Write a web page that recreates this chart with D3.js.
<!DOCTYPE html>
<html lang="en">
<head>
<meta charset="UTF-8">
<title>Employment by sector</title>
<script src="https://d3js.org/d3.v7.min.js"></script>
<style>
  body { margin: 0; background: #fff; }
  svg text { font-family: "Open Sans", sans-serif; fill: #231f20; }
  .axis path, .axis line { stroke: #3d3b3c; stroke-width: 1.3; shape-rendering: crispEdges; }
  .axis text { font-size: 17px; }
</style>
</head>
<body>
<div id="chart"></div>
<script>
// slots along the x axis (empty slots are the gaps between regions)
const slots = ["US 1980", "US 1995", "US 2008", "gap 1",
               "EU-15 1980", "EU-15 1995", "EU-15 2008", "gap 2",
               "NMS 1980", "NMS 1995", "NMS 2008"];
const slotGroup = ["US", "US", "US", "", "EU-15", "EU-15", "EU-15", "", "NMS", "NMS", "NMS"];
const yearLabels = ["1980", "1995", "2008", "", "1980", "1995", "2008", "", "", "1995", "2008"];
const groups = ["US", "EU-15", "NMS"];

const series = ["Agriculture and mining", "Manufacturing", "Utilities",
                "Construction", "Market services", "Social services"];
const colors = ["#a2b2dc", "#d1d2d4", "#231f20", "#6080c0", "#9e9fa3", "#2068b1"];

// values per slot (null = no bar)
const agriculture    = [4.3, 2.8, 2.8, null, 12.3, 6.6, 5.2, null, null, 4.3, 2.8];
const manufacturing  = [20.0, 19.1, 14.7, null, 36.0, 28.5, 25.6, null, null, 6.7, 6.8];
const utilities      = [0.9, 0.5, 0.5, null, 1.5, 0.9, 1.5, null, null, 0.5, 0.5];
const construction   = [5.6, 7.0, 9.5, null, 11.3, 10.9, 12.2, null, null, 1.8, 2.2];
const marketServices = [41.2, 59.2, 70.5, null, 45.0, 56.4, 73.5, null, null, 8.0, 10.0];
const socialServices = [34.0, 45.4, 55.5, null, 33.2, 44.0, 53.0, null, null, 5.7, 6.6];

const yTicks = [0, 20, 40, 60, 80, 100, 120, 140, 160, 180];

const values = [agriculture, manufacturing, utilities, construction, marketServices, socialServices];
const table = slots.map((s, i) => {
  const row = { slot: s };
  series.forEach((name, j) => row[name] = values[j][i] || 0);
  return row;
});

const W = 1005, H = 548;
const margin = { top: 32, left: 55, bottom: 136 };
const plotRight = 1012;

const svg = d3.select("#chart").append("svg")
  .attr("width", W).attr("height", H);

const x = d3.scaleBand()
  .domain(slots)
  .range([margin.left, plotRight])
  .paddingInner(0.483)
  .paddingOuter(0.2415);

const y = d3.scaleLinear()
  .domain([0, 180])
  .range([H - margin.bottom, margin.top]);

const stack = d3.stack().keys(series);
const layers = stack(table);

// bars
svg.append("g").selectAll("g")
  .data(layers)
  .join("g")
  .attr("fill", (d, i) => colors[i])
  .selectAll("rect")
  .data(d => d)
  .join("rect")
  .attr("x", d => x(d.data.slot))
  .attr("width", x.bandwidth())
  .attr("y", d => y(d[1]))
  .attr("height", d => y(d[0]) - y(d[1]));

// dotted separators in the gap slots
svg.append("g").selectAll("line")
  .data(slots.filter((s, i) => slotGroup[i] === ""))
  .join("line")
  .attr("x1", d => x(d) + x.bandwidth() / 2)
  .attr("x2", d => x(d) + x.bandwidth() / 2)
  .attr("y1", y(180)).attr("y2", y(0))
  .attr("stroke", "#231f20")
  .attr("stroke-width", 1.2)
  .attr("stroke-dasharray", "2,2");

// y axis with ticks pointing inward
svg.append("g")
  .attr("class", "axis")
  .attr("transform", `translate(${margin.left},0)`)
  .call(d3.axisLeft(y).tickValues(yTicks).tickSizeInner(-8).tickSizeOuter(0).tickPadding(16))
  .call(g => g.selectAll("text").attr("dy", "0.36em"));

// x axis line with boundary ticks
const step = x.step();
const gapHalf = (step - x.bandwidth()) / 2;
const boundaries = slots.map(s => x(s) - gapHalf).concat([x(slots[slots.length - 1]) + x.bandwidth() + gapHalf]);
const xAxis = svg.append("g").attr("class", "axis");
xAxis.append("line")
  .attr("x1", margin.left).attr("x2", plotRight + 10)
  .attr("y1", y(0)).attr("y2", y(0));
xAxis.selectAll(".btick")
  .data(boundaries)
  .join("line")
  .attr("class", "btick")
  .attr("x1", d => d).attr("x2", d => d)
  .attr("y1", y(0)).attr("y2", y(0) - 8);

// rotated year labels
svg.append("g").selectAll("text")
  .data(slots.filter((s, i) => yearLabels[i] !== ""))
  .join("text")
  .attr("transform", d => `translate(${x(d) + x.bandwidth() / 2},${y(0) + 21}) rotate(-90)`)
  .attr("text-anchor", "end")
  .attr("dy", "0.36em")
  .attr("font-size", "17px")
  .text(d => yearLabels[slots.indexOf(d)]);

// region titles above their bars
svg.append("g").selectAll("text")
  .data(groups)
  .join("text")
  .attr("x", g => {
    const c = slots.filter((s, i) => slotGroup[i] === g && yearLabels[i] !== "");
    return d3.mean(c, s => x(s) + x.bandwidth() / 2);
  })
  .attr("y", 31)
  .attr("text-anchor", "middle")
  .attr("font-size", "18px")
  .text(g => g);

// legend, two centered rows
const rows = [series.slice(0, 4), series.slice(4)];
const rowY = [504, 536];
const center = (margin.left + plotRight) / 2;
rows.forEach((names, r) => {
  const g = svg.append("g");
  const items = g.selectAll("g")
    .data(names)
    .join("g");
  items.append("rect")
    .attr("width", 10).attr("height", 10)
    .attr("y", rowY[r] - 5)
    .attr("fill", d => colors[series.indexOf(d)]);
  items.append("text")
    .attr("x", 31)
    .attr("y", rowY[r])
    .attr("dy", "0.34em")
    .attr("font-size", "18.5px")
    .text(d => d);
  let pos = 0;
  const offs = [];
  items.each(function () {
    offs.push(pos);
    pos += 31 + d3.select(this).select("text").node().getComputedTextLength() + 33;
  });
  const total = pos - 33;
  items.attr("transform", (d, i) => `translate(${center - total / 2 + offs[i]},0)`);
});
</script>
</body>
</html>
----
Problem to work on >> Reproduce all data above, unchanged.

Solution to this exercise >>
Write a web page that recreates this chart with D3.js.
<!DOCTYPE html>
<html lang="en">
<head>
<meta charset="UTF-8">
<title>Employment by sector</title>
<script src="https://d3js.org/d3.v7.min.js"></script>
<style>
  body { margin: 0; background: #fff; }
  svg text { font-family: "Open Sans", sans-serif; fill: #231f20; }
  .axis path, .axis line { stroke: #3d3b3c; stroke-width: 1.3; shape-rendering: crispEdges; }
  .axis text { font-size: 17px; }
</style>
</head>
<body>
<div id="chart"></div>
<script>
// slots along the x axis (empty slots are the gaps between regions)
const slots = ["US 1980", "US 1995", "US 2008", "gap 1",
               "EU-15 1980", "EU-15 1995", "EU-15 2008", "gap 2",
               "NMS 1980", "NMS 1995", "NMS 2008"];
const slotGroup = ["US", "US", "US", "", "EU-15", "EU-15", "EU-15", "", "NMS", "NMS", "NMS"];
const yearLabels = ["1980", "1995", "2008", "", "1980", "1995", "2008", "", "", "1995", "2008"];
const groups = ["US", "EU-15", "NMS"];

const series = ["Agriculture and mining", "Manufacturing", "Utilities",
                "Construction", "Market services", "Social services"];
const colors = ["#a2b2dc", "#d1d2d4", "#231f20", "#6080c0", "#9e9fa3", "#2068b1"];

// values per slot (null = no bar)
const agriculture    = [4.3, 2.8, 2.8, null, 12.3, 6.6, 5.2, null, null, 4.3, 2.8];
const manufacturing  = [20.0, 19.1, 14.7, null, 36.0, 28.5, 25.6, null, null, 6.7, 6.8];
const utilities      = [0.9, 0.5, 0.5, null, 1.5, 0.9, 1.5, null, null, 0.5, 0.5];
const construction   = [5.6, 7.0, 9.5, null, 11.3, 10.9, 12.2, null, null, 1.8, 2.2];
const marketServices = [41.2, 59.2, 70.5, null, 45.0, 56.4, 73.5, null, null, 8.0, 10.0];
const socialServices = [34.0, 45.4, 55.5, null, 33.2, 44.0, 53.0, null, null, 5.7, 6.6];

const yTicks = [0, 20, 40, 60, 80, 100, 120, 140, 160, 180];

const values = [agriculture, manufacturing, utilities, construction, marketServices, socialServices];
const table = slots.map((s, i) => {
  const row = { slot: s };
  series.forEach((name, j) => row[name] = values[j][i] || 0);
  return row;
});

const W = 1005, H = 548;
const margin = { top: 32, left: 55, bottom: 136 };
const plotRight = 1012;

const svg = d3.select("#chart").append("svg")
  .attr("width", W).attr("height", H);

const x = d3.scaleBand()
  .domain(slots)
  .range([margin.left, plotRight])
  .paddingInner(0.483)
  .paddingOuter(0.2415);

const y = d3.scaleLinear()
  .domain([0, 180])
  .range([H - margin.bottom, margin.top]);

const stack = d3.stack().keys(series);
const layers = stack(table);

// bars
svg.append("g").selectAll("g")
  .data(layers)
  .join("g")
  .attr("fill", (d, i) => colors[i])
  .selectAll("rect")
  .data(d => d)
  .join("rect")
  .attr("x", d => x(d.data.slot))
  .attr("width", x.bandwidth())
  .attr("y", d => y(d[1]))
  .attr("height", d => y(d[0]) - y(d[1]));

// dotted separators in the gap slots
svg.append("g").selectAll("line")
  .data(slots.filter((s, i) => slotGroup[i] === ""))
  .join("line")
  .attr("x1", d => x(d) + x.bandwidth() / 2)
  .attr("x2", d => x(d) + x.bandwidth() / 2)
  .attr("y1", y(180)).attr("y2", y(0))
  .attr("stroke", "#231f20")
  .attr("stroke-width", 1.2)
  .attr("stroke-dasharray", "2,2");

// y axis with ticks pointing inward
svg.append("g")
  .attr("class", "axis")
  .attr("transform", `translate(${margin.left},0)`)
  .call(d3.axisLeft(y).tickValues(yTicks).tickSizeInner(-8).tickSizeOuter(0).tickPadding(16))
  .call(g => g.selectAll("text").attr("dy", "0.36em"));

// x axis line with boundary ticks
const step = x.step();
const gapHalf = (step - x.bandwidth()) / 2;
const boundaries = slots.map(s => x(s) - gapHalf).concat([x(slots[slots.length - 1]) + x.bandwidth() + gapHalf]);
const xAxis = svg.append("g").attr("class", "axis");
xAxis.append("line")
  .attr("x1", margin.left).attr("x2", plotRight + 10)
  .attr("y1", y(0)).attr("y2", y(0));
xAxis.selectAll(".btick")
  .data(boundaries)
  .join("line")
  .attr("class", "btick")
  .attr("x1", d => d).attr("x2", d => d)
  .attr("y1", y(0)).attr("y2", y(0) - 8);

// rotated year labels
svg.append("g").selectAll("text")
  .data(slots.filter((s, i) => yearLabels[i] !== ""))
  .join("text")
  .attr("transform", d => `translate(${x(d) + x.bandwidth() / 2},${y(0) + 21}) rotate(-90)`)
  .attr("text-anchor", "end")
  .attr("dy", "0.36em")
  .attr("font-size", "17px")
  .text(d => yearLabels[slots.indexOf(d)]);

// region titles above their bars
svg.append("g").selectAll("text")
  .data(groups)
  .join("text")
  .attr("x", g => {
    const c = slots.filter((s, i) => slotGroup[i] === g && yearLabels[i] !== "");
    return d3.mean(c, s => x(s) + x.bandwidth() / 2);
  })
  .attr("y", 31)
  .attr("text-anchor", "middle")
  .attr("font-size", "18px")
  .text(g => g);

// legend, two centered rows
const rows = [series.slice(0, 4), series.slice(4)];
const rowY = [504, 536];
const center = (margin.left + plotRight) / 2;
rows.forEach((names, r) => {
  const g = svg.append("g");
  const items = g.selectAll("g")
    .data(names)
    .join("g");
  items.append("rect")
    .attr("width", 10).attr("height", 10)
    .attr("y", rowY[r] - 5)
    .attr("fill", d => colors[series.indexOf(d)]);
  items.append("text")
    .attr("x", 31)
    .attr("y", rowY[r])
    .attr("dy", "0.34em")
    .attr("font-size", "18.5px")
    .text(d => d);
  let pos = 0;
  const offs = [];
  items.each(function () {
    offs.push(pos);
    pos += 31 + d3.select(this).select("text").node().getComputedTextLength() + 33;
  });
  const total = pos - 33;
  items.attr("transform", (d, i) => `translate(${center - total / 2 + offs[i]},0)`);
});
</script>
</body>
</html>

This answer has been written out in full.